Tu es retourné derrière un volant en 2016, en roulant en NASCAR Whelen Euro Series. Quel a été l'élément déclencheur ?
Avant ça, j'ai eu l'opportunité de faire la Coupe du Monde de karting en 2016. J'ai acheté un kart pour rouler avec mes amis. On avait fait ça pour les 30 ans de Romain Grosjean. On s'est amusé et ça m'a bien plu. Je me suis dit « j'ai envie de faire du kart ». C'est un ami de longue date qui était dans la compétition qui me l'entretenait.
En roulant, il m'a dit que ça pourrait donner quelque chose en compétition. Je l'ai acheté pour m'amuser et puis j'ai décidé de faire un chrono et après, j'ai dit « c'est bon, on reprend la compétition ». J'ai fait la Coupe du Monde cette année-là, qui n'était pas forcément prévue. C'est après que j'ai eu l'opportunité de rouler en Caterham d'abord puis en NASCAR.

Comment arrive-t-on à concilier autant d'activités, à savoir designer de casques, pilote, journaliste et commentateur de la F1 ?
Pilote, je le fais en tant qu'amateur. Je ne fais que trois courses par an. Tout est une question de priorité.

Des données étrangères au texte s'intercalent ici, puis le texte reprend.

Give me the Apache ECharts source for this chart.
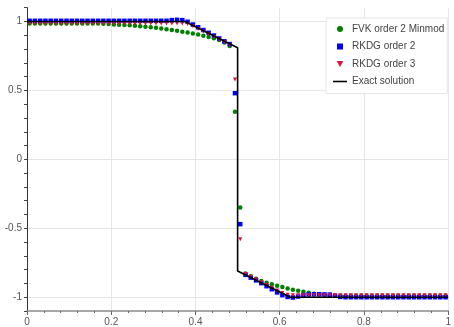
<!DOCTYPE html>
<html>
<head>
<meta charset="utf-8">
<script src="https://cdn.jsdelivr.net/npm/echarts@6/dist/echarts.min.js"></script>
<style>
  html, body { margin: 0; padding: 0; background: #fff; }
  #chart { width: 454px; height: 327px; }
</style>
</head>
<body>
<div id="chart"></div>
<script>
// Cell centres of the 80-cell mesh on [0, 1]
const cellX = [
  0.00625, 0.01875, 0.03125, 0.04375, 0.05625, 0.06875, 0.08125, 0.09375, 0.10625, 0.11875,
  0.13125, 0.14375, 0.15625, 0.16875, 0.18125, 0.19375, 0.20625, 0.21875, 0.23125, 0.24375,
  0.25625, 0.26875, 0.28125, 0.29375, 0.30625, 0.31875, 0.33125, 0.34375, 0.35625, 0.36875,
  0.38125, 0.39375, 0.40625, 0.41875, 0.43125, 0.44375, 0.45625, 0.46875, 0.48125, 0.49375,
  0.50625, 0.51875, 0.53125, 0.54375, 0.55625, 0.56875, 0.58125, 0.59375, 0.60625, 0.61875,
  0.63125, 0.64375, 0.65625, 0.66875, 0.68125, 0.69375, 0.70625, 0.71875, 0.73125, 0.74375,
  0.75625, 0.76875, 0.78125, 0.79375, 0.80625, 0.81875, 0.83125, 0.84375, 0.85625, 0.86875,
  0.88125, 0.89375, 0.90625, 0.91875, 0.93125, 0.94375, 0.95625, 0.96875, 0.98125, 0.99375
];

// FVK order 2 with Minmod limiter
const fvkMinmod = [
  0.985, 0.985, 0.985, 0.985, 0.985, 0.985, 0.985, 0.985, 0.985, 0.985,
  0.985, 0.985, 0.985, 0.985, 0.983, 0.981, 0.979, 0.977, 0.975, 0.972,
  0.969, 0.966, 0.962, 0.958, 0.954, 0.949, 0.944, 0.938, 0.932, 0.926,
  0.920, 0.913, 0.905, 0.897, 0.888, 0.878, 0.865, 0.848, 0.822, 0.345,
  -0.350, -0.828, -0.848, -0.866, -0.882, -0.895, -0.906, -0.916, -0.926, -0.936,
  -0.945, -0.953, -0.961, -0.968, -0.974, -0.979, -0.983, -0.986, -0.988, -0.990,
  -0.990, -0.990, -0.990, -0.990, -0.990, -0.990, -0.990, -0.990, -0.990, -0.990,
  -0.990, -0.990, -0.990, -0.990, -0.990, -0.990, -0.990, -0.990, -0.990, -0.990
];

// RKDG order 2
const rkdg2 = [
  1.005, 1.005, 1.005, 1.005, 1.005, 1.005, 1.005, 1.005, 1.005, 1.005,
  1.005, 1.005, 1.005, 1.005, 1.005, 1.005, 1.005, 1.005, 1.005, 1.005,
  1.005, 1.005, 1.005, 1.005, 1.005, 1.005, 1.005, 1.010, 1.012, 1.010,
  0.998, 0.978, 0.958, 0.938, 0.918, 0.898, 0.877, 0.856, 0.836, 0.480,
  -0.470, -0.838, -0.858, -0.878, -0.898, -0.920, -0.942, -0.965, -0.985, -0.998,
  -1.002, -0.995, -0.985, -0.980, -0.979, -0.979, -0.980, -0.981, -0.990, -0.998,
  -1.000, -1.000, -1.000, -1.000, -1.000, -1.000, -1.000, -1.000, -1.000, -1.000,
  -1.000, -1.000, -1.000, -1.000, -1.000, -1.000, -1.000, -1.000, -1.000, -1.000
];

// RKDG order 3
const rkdg3 = [
  0.985, 0.985, 0.985, 0.985, 0.985, 0.985, 0.985, 0.985, 0.985, 0.985,
  0.985, 0.985, 0.985, 0.985, 0.985, 0.985, 0.985, 0.985, 0.985, 0.985,
  0.985, 0.985, 0.985, 0.985, 0.985, 0.985, 0.985, 0.985, 0.985, 0.985,
  0.982, 0.966, 0.946, 0.927, 0.908, 0.889, 0.870, 0.851, 0.831, 0.580,
  -0.580, -0.832, -0.852, -0.872, -0.892, -0.912, -0.932, -0.952, -0.969, -0.982,
  -0.985, -0.985, -0.985, -0.985, -0.985, -0.985, -0.985, -0.985, -0.985, -0.985,
  -0.985, -0.985, -0.985, -0.985, -0.985, -0.985, -0.985, -0.985, -0.985, -0.985,
  -0.985, -0.985, -0.985, -0.985, -0.985, -0.985, -0.985, -0.985, -0.985, -0.985
];

// Exact solution (piecewise linear with a shock at x = 0.5)
const exactX = [0, 0.375, 0.5, 0.5, 0.625, 1];
const exactU = [1, 1, 0.81, -0.81, -1, -1];

// Tick labels
const xTickLabels = ['0', '0.2', '0.4', '0.6', '0.8', '1'];
const yTickLabels = ['-1', '-0.5', '0', '0.5', '1'];

const seriesNames = ['FVK order 2 Minmod', 'RKDG order 2', 'RKDG order 3', 'Exact solution'];

function pairs(xs, ys) {
  return xs.map((x, i) => [x, ys[i]]);
}

function isYMajor(v) {
  const t = v * 2;
  return Math.abs(t - Math.round(t)) < 1e-6 && Math.abs(v) < 1.0001;
}

const chart = echarts.init(document.getElementById('chart'), null, { renderer: 'canvas' });

const gridColor = '#e5e5e5';
const labelColor = '#555';
const fontFamily = 'Liberation Sans, Arial, sans-serif';

chart.setOption({
  animation: false,
  backgroundColor: '#ffffff',
  grid: { left: 27, right: 2, top: 7.7, bottom: 15.7, containLabel: false },
  legend: {
    orient: 'vertical',
    left: 326,
    top: 18,
    padding: [6, 3, 7, 7],
    itemGap: 7.5,
    itemWidth: 14,
    itemHeight: 6,
    symbolKeepAspect: true,
    backgroundColor: '#ffffff',
    borderColor: '#e6e6e6',
    borderWidth: 1,
    textStyle: { fontSize: 10, color: '#444', fontFamily: fontFamily },
    data: [
      { name: seriesNames[0], icon: 'circle' },
      { name: seriesNames[1], icon: 'path://M0,0H10V10H0Z' },
      { name: seriesNames[2], icon: 'path://M0,0H10L5,9Z' },
      { name: seriesNames[3], icon: 'path://M0,0H14V1.6H0Z' }
    ]
  },
  xAxis: {
    type: 'value',
    min: 0,
    max: 1,
    interval: 0.2,
    axisLine: { show: true, onZero: false, lineStyle: { color: '#8a8a8a', width: 1.5 } },
    axisTick: { show: true, length: 4, lineStyle: { color: '#666' } },
    minorTick: { show: true, splitNumber: 5, length: 2, lineStyle: { color: '#666' } },
    splitLine: { show: true, lineStyle: { color: gridColor, width: 1 } },
    axisLabel: {
      fontSize: 10,
      color: labelColor,
      margin: 6,
      fontFamily: fontFamily,
      formatter: function (v) {
        const idx = Math.round(v / 0.2);
        return xTickLabels[idx] !== undefined ? xTickLabels[idx] : '';
      }
    }
  },
  yAxis: {
    type: 'value',
    min: -1.1,
    max: 1.1,
    interval: 0.1,
    axisLine: { show: true, onZero: false, lineStyle: { color: '#333', width: 1 } },
    axisTick: { show: true, length: 3, lineStyle: { color: '#444' } },
    splitLine: {
      show: true,
      lineStyle: {
        // grid lines only at -1, -0.5, 0, 0.5, 1 (every fifth 0.1 step)
        color: ['rgba(0,0,0,0)', gridColor, 'rgba(0,0,0,0)', 'rgba(0,0,0,0)', 'rgba(0,0,0,0)'],
        width: 1
      }
    },
    axisLabel: {
      fontSize: 10,
      color: labelColor,
      margin: 5,
      fontFamily: fontFamily,
      formatter: function (v) {
        if (!isYMajor(v)) return '';
        const idx = Math.round(v * 2) + 2;
        return yTickLabels[idx];
      }
    }
  },
  series: [
    {
      name: seriesNames[0],
      type: 'scatter',
      symbol: 'circle',
      symbolSize: 4.5,
      itemStyle: { color: '#008000', opacity: 1 },
      data: pairs(cellX, fvkMinmod)
    },
    {
      name: seriesNames[1],
      type: 'scatter',
      symbol: 'rect',
      symbolSize: 4.5,
      itemStyle: { color: '#0000ff', opacity: 1 },
      data: pairs(cellX, rkdg2)
    },
    {
      name: seriesNames[2],
      type: 'scatter',
      symbol: 'triangle',
      symbolRotate: 180,
      symbolSize: 4,
      itemStyle: { color: '#dc143c', opacity: 1 },
      data: pairs(cellX, rkdg3)
    },
    {
      name: seriesNames[3],
      type: 'line',
      symbol: 'none',
      lineStyle: { color: '#000000', width: 1.6 },
      itemStyle: { color: '#000000' },
      data: pairs(exactX, exactU)
    }
  ]
});
</script>
</body>
</html>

Le design, c'est la semaine, la télévision, c'est le week-end. Il y a une sorte d'équilibre qui s'est imposé.
TF1 est prioritaire sur le design, car c'est une énorme opportunité. Je ne peux pas dire « non, je ne vais pas commenter la F1 sur TF1 parce que je dois dessiner des casques ». Mais je ne dénigre pas le design, qui est ma principale activité.